### Directions:
Please write out the lines of the data exactly, beginning with the first and ending with the line containing "import matplotlib.transforms as mtransforms"; leave the pictures behind.

### Provided data:
>>>
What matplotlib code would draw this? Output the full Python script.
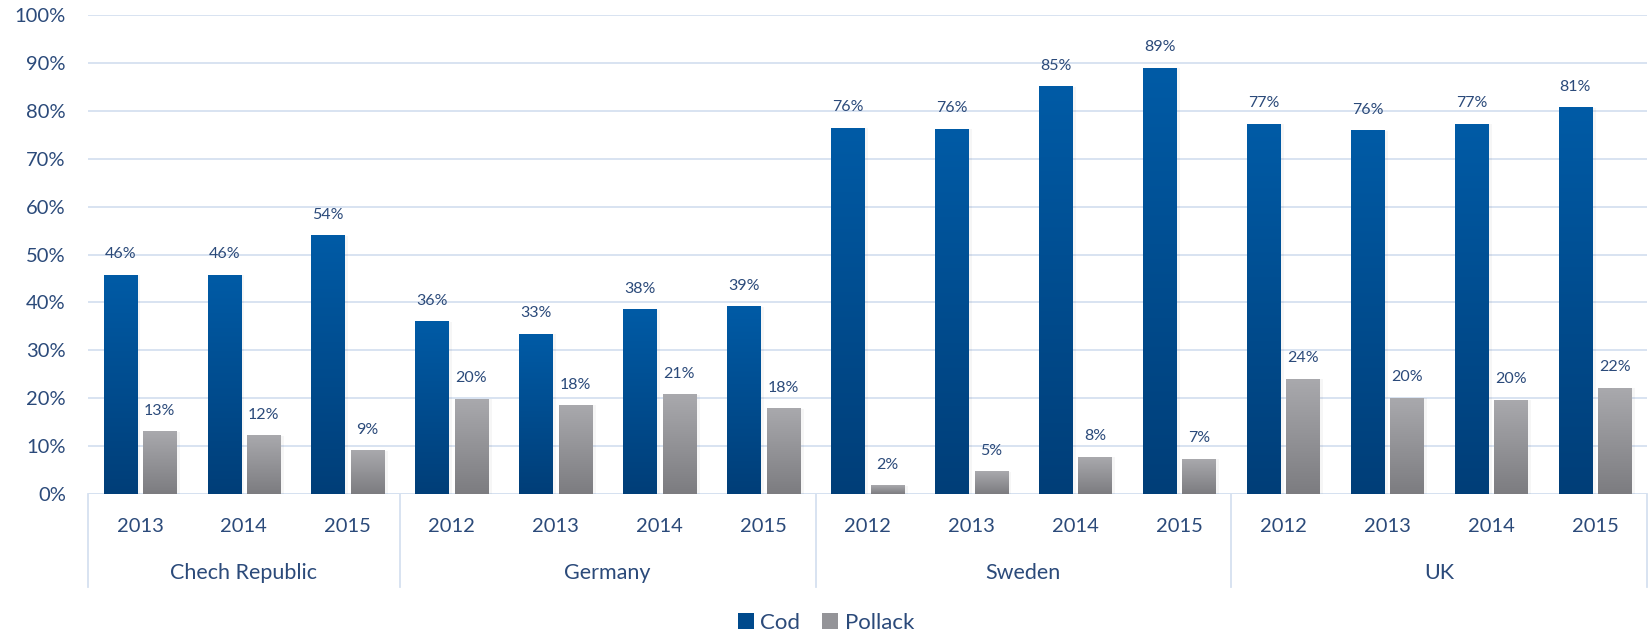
import numpy as np
import matplotlib
matplotlib.use('Agg')
import matplotlib.pyplot as plt
from matplotlib.colors import LinearSegmentedColormap
from matplotlib.patches import Patch
import matplotlib.transforms as mtransforms

# data
countries = ['Chech Republic', 'Germany', 'Sweden', 'UK']
years = [['2013', '2014', '2015'],
         ['2012', '2013', '2014', '2015'],
         ['2012', '2013', '2014', '2015'],
         ['2012', '2013', '2014', '2015']]
cod = [45.7, 45.7, 53.9,
       36.0, 33.4, 38.5, 39.1,
       76.4, 76.2, 85.0, 88.9,
       77.2, 75.8, 77.2, 80.6]
pollack = [13.0, 12.2, 9.0,
           19.8, 18.5, 20.7, 17.8,
           1.7, 4.6, 7.7, 7.3,
           24.0, 20.0, 19.6, 22.1]

plt.rcParams['font.family'] = ['Lato', 'DejaVu Sans']
txt = '#2B4A7A'
grid_c = '#D6E1F0'

fig = plt.figure(figsize=(16.52, 6.35), dpi=100)
ax = fig.add_axes([88 / 1652, 1 - 494 / 635, (1647 - 88) / 1652, 479 / 635])

cod_cmap = LinearSegmentedColormap.from_list('cod', ['#003E78', '#005BA6'])
pol_cmap = LinearSegmentedColormap.from_list('pol', ['#7C7C80', '#A9A9AD'])
grad = np.linspace(0, 1, 256).reshape(-1, 1)

n = len(cod)
x = np.arange(n)
w = 0.32
off = 0.19

for i in range(n):
    for val, dx, cmap in [(cod[i], -off, cod_cmap), (pollack[i], off, pol_cmap)]:
        x0 = x[i] + dx - w / 2
        # faint shadow on the right side
        ax.fill_between([x0 + w, x0 + w + 0.035], 0, val, color='#000000',
                        alpha=0.035, lw=0, zorder=2)
        ax.imshow(grad, extent=[x0, x0 + w, 0, val], origin='lower',
                  aspect='auto', cmap=cmap, zorder=3, interpolation='bilinear')
        ax.annotate(f'{val:.0f}%', (x[i] + dx, val), xytext=(0, 15),
                    textcoords='offset points', ha='center', va='center',
                    fontsize=11.5, color=txt)

ax.set_xlim(-0.5, n - 0.5)
ax.set_ylim(0, 100)
ax.set_yticks(np.arange(0, 101, 10))
ax.set_yticklabels([f'{v}%' for v in range(0, 101, 10)])
ax.tick_params(axis='y', length=0, pad=16, labelsize=14.5, labelcolor=txt)
ax.set_xticks([])
ax.grid(axis='y', color=grid_c, lw=1.3)
ax.set_axisbelow(True)
for s in ax.spines.values():
    s.set_visible(False)
ax.axhline(0, color=grid_c, lw=1.3, zorder=1)

# two level category axis
trans = mtransforms.blended_transform_factory(ax.transData, ax.transAxes)
flat_years = [y for grp in years for y in grp]
for i, y in enumerate(flat_years):
    ax.text(x[i], -0.067, y, transform=trans, ha='center', va='center',
            fontsize=14.5, color=txt)
start = 0
bounds = [-0.5]
for c, grp in zip(countries, years):
    end = start + len(grp)
    ax.text((start + end - 1) / 2, -0.165, c, transform=trans, ha='center',
            va='center', fontsize=15.5, color=txt)
    bounds.append(end - 0.5)
    start = end
for b in bounds:
    ax.plot([b, b], [0, -0.194], transform=trans, color=grid_c, lw=1.3,
            clip_on=False)

handles = [Patch(facecolor='#004A8C', label='Cod'),
           Patch(facecolor='#949498', label='Pollack')]
fig.legend(handles=handles, loc='center', bbox_to_anchor=(0.5, 1 - 623 / 635),
           ncol=2, frameon=False, fontsize=16, labelcolor=txt,
           handlelength=0.7, handleheight=0.7, handletextpad=0.3,
           columnspacing=1.0)

fig.savefig('out.png', dpi=100)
<<<
### Exercise response:
What matplotlib code would draw this? Output the full Python script.
import numpy as np
import matplotlib
matplotlib.use('Agg')
import matplotlib.pyplot as plt
from matplotlib.colors import LinearSegmentedColormap
from matplotlib.patches import Patch
import matplotlib.transforms as mtransforms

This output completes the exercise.